## WRITTEN PROBLEM
Do not copy the pictures; transcribe all other material exactly.

*****

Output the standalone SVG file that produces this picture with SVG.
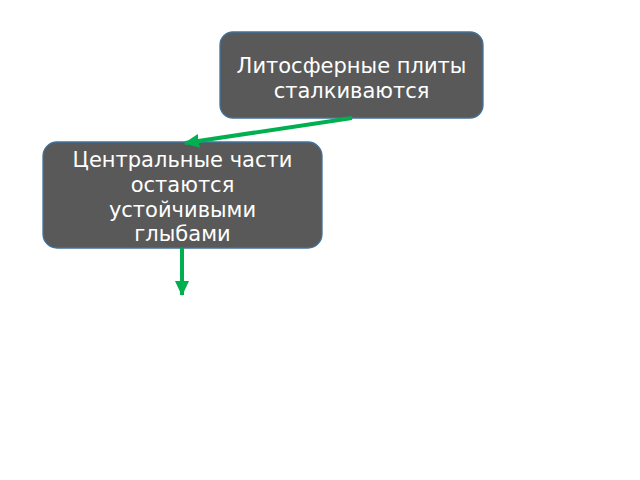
<svg xmlns="http://www.w3.org/2000/svg" width="640" height="480" viewBox="0 0 640 480">
<style>
.box{fill:#595959;stroke:#41719C;stroke-width:1.3}
.t{fill:#FFFFFF;font-family:"DejaVu Sans","Noto Sans",sans-serif;font-size:21px;text-anchor:middle}
.c{stroke:#00B050;stroke-width:4;fill:none}
</style>
<defs>
<marker id="ah" viewBox="0 0 15 14" refX="14" refY="7" markerWidth="15" markerHeight="14" orient="auto" markerUnits="userSpaceOnUse">
<path d="M0,0 L15,7 L0,14 Z" fill="#00B050"/>
</marker>
</defs>
<rect width="640" height="480" fill="#FFFFFF"/>
<g id="node1">
<rect class="box" x="220" y="32" width="263" height="86" rx="13"/>
<text class="t" x="351.5" y="73">Литосферные плиты</text>
<text class="t" x="351.5" y="98">сталкиваются</text>
</g>
<g id="node2">
<rect class="box" x="43" y="142" width="279" height="106" rx="14"/>
<text class="t" x="182.5" y="167">Центральные части</text>
<text class="t" x="182.5" y="192">остаются</text>
<text class="t" x="182.5" y="217">устойчивыми</text>
<text class="t" x="182.5" y="241">глыбами</text>
</g>
<g id="connectors">
<line class="c" x1="352" y1="118" x2="185" y2="143" marker-end="url(#ah)"/>
<line class="c" x1="182" y1="248" x2="182" y2="295" marker-end="url(#ah)"/>
</g>
</svg>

*****

## THE COMPLETED TASK
Output the standalone SVG file that produces this picture with SVG.
<svg xmlns="http://www.w3.org/2000/svg" width="640" height="480" viewBox="0 0 640 480">
<style>
.box{fill:#595959;stroke:#41719C;stroke-width:1.3}
.t{fill:#FFFFFF;font-family:"DejaVu Sans","Noto Sans",sans-serif;font-size:21px;text-anchor:middle}
.c{stroke:#00B050;stroke-width:4;fill:none}
</style>
<defs>
<marker id="ah" viewBox="0 0 15 14" refX="14" refY="7" markerWidth="15" markerHeight="14" orient="auto" markerUnits="userSpaceOnUse">
<path d="M0,0 L15,7 L0,14 Z" fill="#00B050"/>
</marker>
</defs>
<rect width="640" height="480" fill="#FFFFFF"/>
<g id="node1">
<rect class="box" x="220" y="32" width="263" height="86" rx="13"/>
<text class="t" x="351.5" y="73">Литосферные плиты</text>
<text class="t" x="351.5" y="98">сталкиваются</text>
</g>
<g id="node2">
<rect class="box" x="43" y="142" width="279" height="106" rx="14"/>
<text class="t" x="182.5" y="167">Центральные части</text>
<text class="t" x="182.5" y="192">остаются</text>
<text class="t" x="182.5" y="217">устойчивыми</text>
<text class="t" x="182.5" y="241">глыбами</text>
</g>
<g id="connectors">
<line class="c" x1="352" y1="118" x2="185" y2="143" marker-end="url(#ah)"/>
<line class="c" x1="182" y1="248" x2="182" y2="295" marker-end="url(#ah)"/>
</g>
</svg>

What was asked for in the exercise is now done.